By RTTNews Staff Writer   ✉   | Published:   | Follow Us On Google News
rttnewslogo20mar2024

Reserve Bank of New Zealand Governor Graeme Wheeler on Thursday hinted at further foreign exchange intervention to stem excess gains in New Zealand dollar and suggested that the Official Cash Rate can be reduced if inflation risk looks significantly low.

"In recent months we have undertaken foreign exchange transactions to try and dampen some of the spikes in the exchange rate," Wheeler said in a speech to the Auckland Institute of Directors. "We are prepared to scale up our foreign exchange activities if we see opportunities to have greater influence," he said.

"New Zealand's exchange rate is significantly overvalued" though it has retreated a little in recent weeks due a stronger US dollar, he said. According to Wheeler, investors seemed undeterred by the country's over-valued currency, sizable current account deficit and high private sector external indebtedness.
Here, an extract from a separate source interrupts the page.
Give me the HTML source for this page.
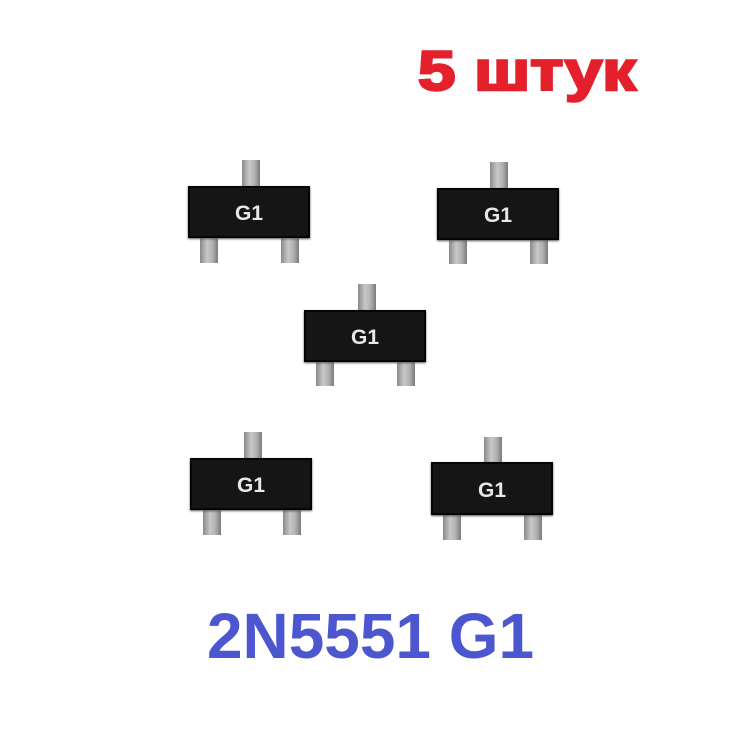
<!DOCTYPE html>
<html><head><style>
html,body{margin:0;padding:0;background:#fff;}
body{width:745px;height:746px;position:relative;overflow:hidden;font-family:"Liberation Sans",Arial,sans-serif;}
.pin{position:absolute;width:18px;background:linear-gradient(90deg,#8a8a8a,#c8c8c8 40%,#b0b0b0 70%,#7a7a7a);}
.body{position:absolute;width:122px;height:52px;background:#151515;box-shadow:inset 0 0 0 2px #050505,0 1px 2px #555;color:#e8e8e8;font-weight:bold;font-size:21px;text-align:center;line-height:56px;}
</style></head><body>
<svg width="745" height="746" style="position:absolute;left:0;top:0">
<text x="418" y="90" font-family="Liberation Sans" font-weight="bold" font-size="56" fill="#e3202b" stroke="#e3202b" stroke-width="2.5" textLength="218" lengthAdjust="spacingAndGlyphs">5 штук</text>
<text x="207" y="658" font-family="Liberation Sans" font-weight="bold" font-size="64" fill="#4c56cf" textLength="327" lengthAdjust="spacingAndGlyphs">2N5551 G1</text>
</svg>

<!-- P1 -->
<div class="pin" style="left:242px;top:160px;height:28px"></div>
<div class="pin" style="left:200px;top:236px;height:27px"></div>
<div class="pin" style="left:281px;top:236px;height:27px"></div>
<div class="body" style="left:188px;top:186px">G1</div>
<!-- P2 -->
<div class="pin" style="left:490px;top:162px;height:28px"></div>
<div class="pin" style="left:449px;top:237px;height:27px"></div>
<div class="pin" style="left:530px;top:237px;height:27px"></div>
<div class="body" style="left:437px;top:188px">G1</div>
<!-- P3 -->
<div class="pin" style="left:358px;top:284px;height:28px"></div>
<div class="pin" style="left:316px;top:360px;height:26px"></div>
<div class="pin" style="left:397px;top:360px;height:26px"></div>
<div class="body" style="left:304px;top:310px">G1</div>
<!-- P4 -->
<div class="pin" style="left:244px;top:432px;height:28px"></div>
<div class="pin" style="left:203px;top:508px;height:27px"></div>
<div class="pin" style="left:283px;top:508px;height:27px"></div>
<div class="body" style="left:190px;top:458px">G1</div>
<!-- P5 -->
<div class="pin" style="left:484px;top:437px;height:28px"></div>
<div class="pin" style="left:443px;top:512px;height:28px"></div>
<div class="pin" style="left:524px;top:512px;height:28px"></div>
<div class="body" style="left:431px;top:462px;height:53px;line-height:57px">G1</div>
</body></html>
Despite heavy capital inflows and strong currency, the central bank has been reluctant to lower the cash rate mainly due to concerns about housing boom and higher inflationary pressures. "If housing pressures are much less of a concern and the exchange rate continues to appreciate and the inflation risk looks low, it may create opportunities to lower the OCR," the governor said.

Earlier this month, the RBNZ signed an agreement with the Finance Ministry that awarded more powers to the central bank to curb excessive growth in credit and asset prices in the country through the use of four macro-prudential tools.
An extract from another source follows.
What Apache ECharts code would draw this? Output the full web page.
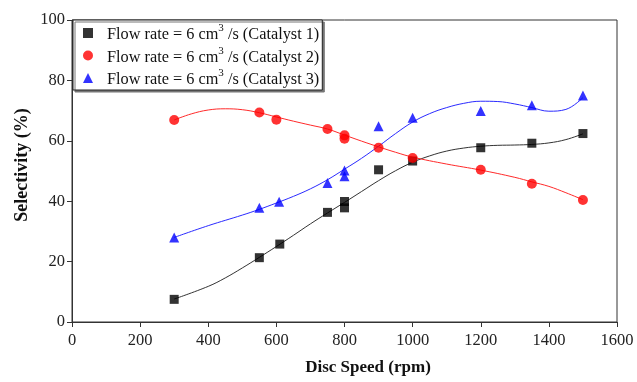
<!DOCTYPE html>
<html>
<head>
<meta charset="utf-8">
<script src="https://cdn.jsdelivr.net/npm/echarts@6/dist/echarts.min.js"></script>
<style>html,body{margin:0;padding:0;background:#fff}#c{width:637px;height:382px}</style>
</head>
<body>
<div id="c"></div>
<script>
// ---- measured points ----
const cat1X = [300, 550, 610, 750, 800, 800, 900, 1000, 1200, 1350, 1500];
const cat1Y = [7.5, 21.3, 25.8, 36.3, 37.8, 39.9, 50.4, 53.3, 57.7, 59.2, 62.4];
const cat2X = [300, 550, 600, 750, 800, 800, 900, 1000, 1200, 1350, 1500];
const cat2Y = [66.9, 69.4, 67.0, 63.9, 60.7, 61.8, 57.7, 54.3, 50.4, 45.8, 40.4];
const cat3X = [300, 550, 608, 750, 800, 800, 900, 1000, 1200, 1350, 1500];
const cat3Y = [28.0, 37.8, 39.8, 46.0, 48.3, 50.2, 64.8, 67.6, 69.9, 71.8, 75.0];

// ---- fitted trend curves ----
const fit1X = [300, 400, 450, 500, 550, 600, 650, 700, 750, 800, 850, 900, 950, 1000, 1050, 1100, 1150, 1200, 1250, 1300, 1350, 1400, 1450, 1500];
const fit1Y = [7.6, 11.8, 14.6, 17.9, 21.4, 25.0, 28.7, 32.5, 36.1, 39.6, 43.2, 46.8, 50.1, 52.9, 55.0, 56.6, 57.6, 58.2, 58.5, 58.6, 58.8, 59.3, 60.4, 62.3];
const fit2X = [300, 350, 400, 450, 500, 550, 600, 650, 700, 750, 800, 850, 900, 950, 1000, 1100, 1200, 1300, 1350, 1400, 1450, 1500];
const fit2Y = [66.9, 68.9, 70.2, 70.6, 70.3, 69.3, 67.9, 66.5, 65.2, 63.9, 61.9, 59.9, 58.0, 56.2, 54.6, 52.3, 50.3, 47.9, 46.4, 44.9, 42.8, 40.5];
const fit3X = [300, 400, 500, 550, 600, 650, 700, 750, 800, 850, 900, 950, 1000, 1050, 1100, 1150, 1200, 1250, 1300, 1350, 1400, 1450, 1500];
const fit3Y = [28.0, 31.9, 35.4, 37.3, 39.4, 41.6, 44.1, 47.1, 50.6, 54.2, 58.2, 62.4, 66.2, 69.0, 71.0, 72.4, 73.1, 73.0, 72.2, 71.0, 69.8, 70.4, 74.3];

const seriesNames = ['Catalyst 1', 'Catalyst 2', 'Catalyst 3'];
const xTicks = [0, 200, 400, 600, 800, 1000, 1200, 1400, 1600];
const yTicks = [0, 20, 40, 60, 80, 100];
const xTitle = 'Disc Speed (rpm)';
const yTitle = 'Selectivity (%)';

const pairs = (xs, ys) => xs.map((x, i) => [x, ys[i]]);
const SERIF = '"Liberation Serif", "Times New Roman", serif';

const chart = echarts.init(document.getElementById('c'), null, {renderer: 'canvas'});
chart.setOption({
  animation: false,
  backgroundColor: '#fff',
  grid: {left: 72, right: 20, top: 20, bottom: 60, show: true, borderColor: '#333', borderWidth: 1, backgroundColor: 'transparent'},
  xAxis: {
    type: 'value', min: xTicks[0], max: xTicks[xTicks.length - 1], interval: 200,
    axisLine: {lineStyle: {color: '#333', width: 1}},
    axisTick: {show: true, inside: false, length: 5, lineStyle: {color: '#333'}},
    axisLabel: {fontFamily: SERIF, fontSize: 16.5, color: '#222', margin: 10, formatter: v => String(v)},
    splitLine: {show: false}
  },
  yAxis: {
    type: 'value', min: yTicks[0], max: yTicks[yTicks.length - 1], interval: 20,
    axisLine: {show: true, lineStyle: {color: '#333', width: 1}},
    axisTick: {show: true, inside: false, length: 5, lineStyle: {color: '#333'}},
    axisLabel: {fontFamily: SERIF, fontSize: 16.5, color: '#222', margin: 7, formatter: v => String(v)},
    splitLine: {show: false}
  },
  graphic: [
    {type: 'text', x: 368, y: 368, style: {text: xTitle, font: 'bold 17px ' + SERIF, fill: '#111', textAlign: 'center', textVerticalAlign: 'middle'}},
    {type: 'text', x: 22, y: 165, rotation: Math.PI / 2, style: {text: yTitle, font: 'bold 18px ' + SERIF, fill: '#111', textAlign: 'center', textVerticalAlign: 'middle'}}
  ],
  legend: {
    orient: 'vertical', left: 73, top: 20,
    padding: [3, 3, 2, 10],
    itemWidth: 10, itemHeight: 10, itemGap: 2.5,
    symbolKeepAspect: true,
    backgroundColor: '#fff', borderColor: '#222', borderWidth: 1,
    shadowColor: '#777', shadowOffsetX: 2, shadowOffsetY: 2, shadowBlur: 0,
    data: seriesNames,
    formatter: n => '{m|Flow rate = 6 cm}{sup|3}{m| /s (' + n + ')}',
    textStyle: {
      fontFamily: SERIF, fontSize: 16.3, color: '#111', lineHeight: 20,
      padding: [0, 0, 0, 9],
      rich: {
        m: {fontFamily: SERIF, fontSize: 16.3, lineHeight: 20, verticalAlign: 'bottom', color: '#111'},
        sup: {fontFamily: SERIF, fontSize: 11, lineHeight: 11, verticalAlign: 'top', color: '#111'}
      }
    }
  },
  series: [
    {type: 'line', name: 'fit1', data: pairs(fit1X, fit1Y), smooth: 0.4, showSymbol: false, lineStyle: {color: '#333', width: 1}, z: 1, silent: true},
    {type: 'line', name: 'fit2', data: pairs(fit2X, fit2Y), smooth: 0.4, showSymbol: false, lineStyle: {color: '#ff2a2a', width: 1}, z: 1, silent: true},
    {type: 'line', name: 'fit3', data: pairs(fit3X, fit3Y), smooth: 0.4, showSymbol: false, lineStyle: {color: '#2a2aff', width: 1}, z: 1, silent: true},
    {type: 'scatter', name: seriesNames[0], data: pairs(cat1X, cat1Y), symbol: 'rect', symbolSize: 9, itemStyle: {color: '#000'}, z: 3},
    {type: 'scatter', name: seriesNames[1], data: pairs(cat2X, cat2Y), symbol: 'circle', symbolSize: 10, itemStyle: {color: '#ff0000'}, z: 3},
    {type: 'scatter', name: seriesNames[2], data: pairs(cat3X, cat3Y), symbol: 'triangle', symbolSize: 10, itemStyle: {color: '#0000ff'}, z: 3}
  ]
});
</script>
</body>
</html>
Justifying the central bank's current monetary policy stance of keeping the OCR at record low, Wheeler said today that raising the interest rate to constrain excessive housing demand would carry significant risks of a further strengthening in the exchange rate.

At the same time, the policymaker said, continued appreciation of New Zealand dollar will put further downward pressure on tradable goods prices and this may, in turn, push CPI inflation further below the 1-3 percent target range.

He said both the exchange rate and the housing market present difficult challenges for monetary policy when both the currency and asset prices appear to be overvalued and investor demand is expected to remain strong.

While macro-prudential measures can be useful in helping to restrain housing pressures, "they are no panacea," Wheeler pointed out. New Zealand need to enhance productivity in the construction sector, free up land supply, and examine related tax issues to rein in such pressures, he said.

The approvals for new houses, including apartments, increased 19 percent to 1,755 in April, Statistics New Zealand said Thursday. This was the highest number since April 2008.

According to a report from the Real Estate Institute of New Zealand released earlier this month, house prices increased 7 percent year-on-year to NZ$390,500 in April. However, prices fell 2.4 percent from NZ$400,000 in March.

The International Monetary Fund has called for tighter monetary policy if strong house price inflation and credit growth adds to inflationary pressures.